◆ To do
Each line in the entries below that holds the string "this" is to be listed.

━━━ Supplied entries

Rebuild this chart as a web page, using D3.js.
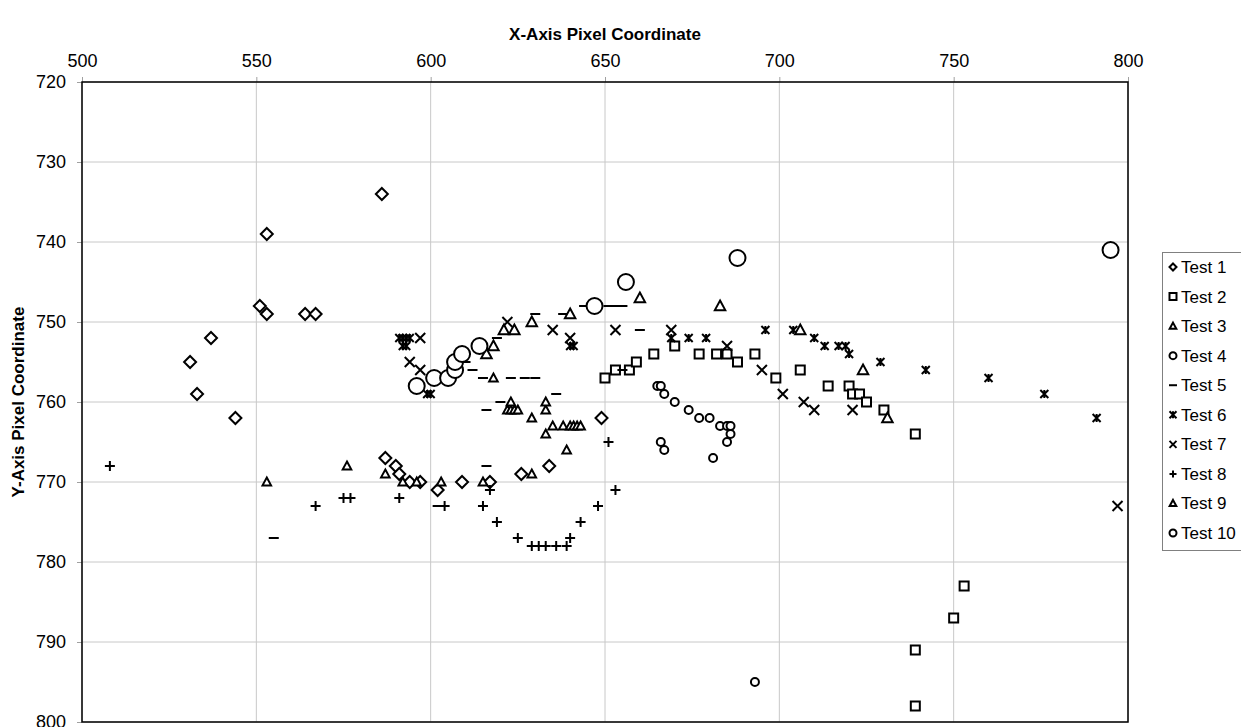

━━━━━━
━━━ Supplied entries

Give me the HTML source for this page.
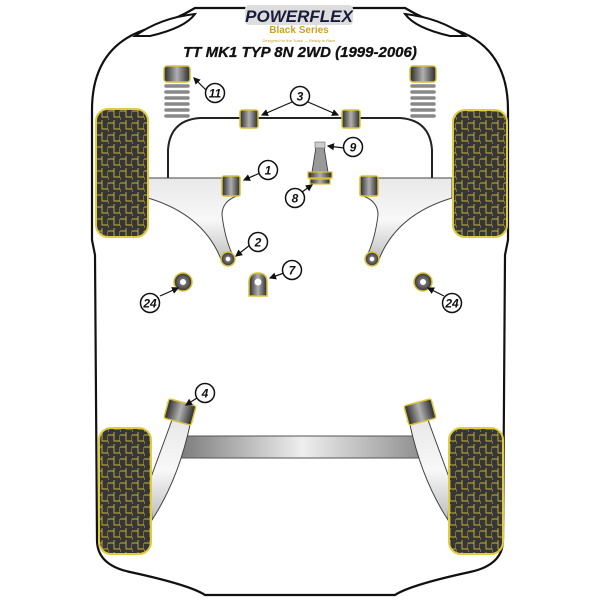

━━━━━━
━━━ Supplied entries

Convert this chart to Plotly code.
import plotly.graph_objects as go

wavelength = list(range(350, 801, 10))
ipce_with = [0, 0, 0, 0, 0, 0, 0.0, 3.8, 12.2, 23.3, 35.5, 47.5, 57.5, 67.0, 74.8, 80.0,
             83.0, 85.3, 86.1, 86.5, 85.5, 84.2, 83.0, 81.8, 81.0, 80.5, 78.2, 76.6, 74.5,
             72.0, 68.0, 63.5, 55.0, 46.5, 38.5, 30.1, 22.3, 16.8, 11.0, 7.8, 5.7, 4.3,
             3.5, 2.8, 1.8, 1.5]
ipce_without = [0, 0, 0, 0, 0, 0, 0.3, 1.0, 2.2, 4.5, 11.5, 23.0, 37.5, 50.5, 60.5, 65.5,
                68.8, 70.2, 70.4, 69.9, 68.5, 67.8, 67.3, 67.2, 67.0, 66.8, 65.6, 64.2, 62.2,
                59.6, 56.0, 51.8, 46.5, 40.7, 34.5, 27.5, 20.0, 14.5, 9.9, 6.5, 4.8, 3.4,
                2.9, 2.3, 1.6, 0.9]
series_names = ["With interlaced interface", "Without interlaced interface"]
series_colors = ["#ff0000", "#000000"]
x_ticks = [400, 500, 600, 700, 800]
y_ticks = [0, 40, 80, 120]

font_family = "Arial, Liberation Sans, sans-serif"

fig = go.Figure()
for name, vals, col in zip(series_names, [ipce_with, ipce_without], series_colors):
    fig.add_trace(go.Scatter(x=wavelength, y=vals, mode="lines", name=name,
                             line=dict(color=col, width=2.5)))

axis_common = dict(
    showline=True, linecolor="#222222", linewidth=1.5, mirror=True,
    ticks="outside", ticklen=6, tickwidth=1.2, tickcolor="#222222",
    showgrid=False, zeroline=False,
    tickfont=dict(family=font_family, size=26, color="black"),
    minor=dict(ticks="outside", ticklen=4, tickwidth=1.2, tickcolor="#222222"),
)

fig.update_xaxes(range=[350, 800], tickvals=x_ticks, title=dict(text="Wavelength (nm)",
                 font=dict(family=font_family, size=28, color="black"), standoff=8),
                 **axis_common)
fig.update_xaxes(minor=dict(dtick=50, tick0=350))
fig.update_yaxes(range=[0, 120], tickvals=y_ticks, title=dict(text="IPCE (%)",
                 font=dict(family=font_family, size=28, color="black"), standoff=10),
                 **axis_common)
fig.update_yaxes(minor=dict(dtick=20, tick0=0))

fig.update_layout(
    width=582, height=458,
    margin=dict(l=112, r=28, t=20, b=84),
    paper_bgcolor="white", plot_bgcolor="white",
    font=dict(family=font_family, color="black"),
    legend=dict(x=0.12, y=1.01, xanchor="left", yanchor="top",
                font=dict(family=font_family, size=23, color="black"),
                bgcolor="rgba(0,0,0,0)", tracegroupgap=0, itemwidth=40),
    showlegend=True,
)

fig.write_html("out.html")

━━━━━━

◆ Exercise result
Rebuild this chart as a web page, using D3.js.
Give me the HTML source for this page.
Convert this chart to Plotly code.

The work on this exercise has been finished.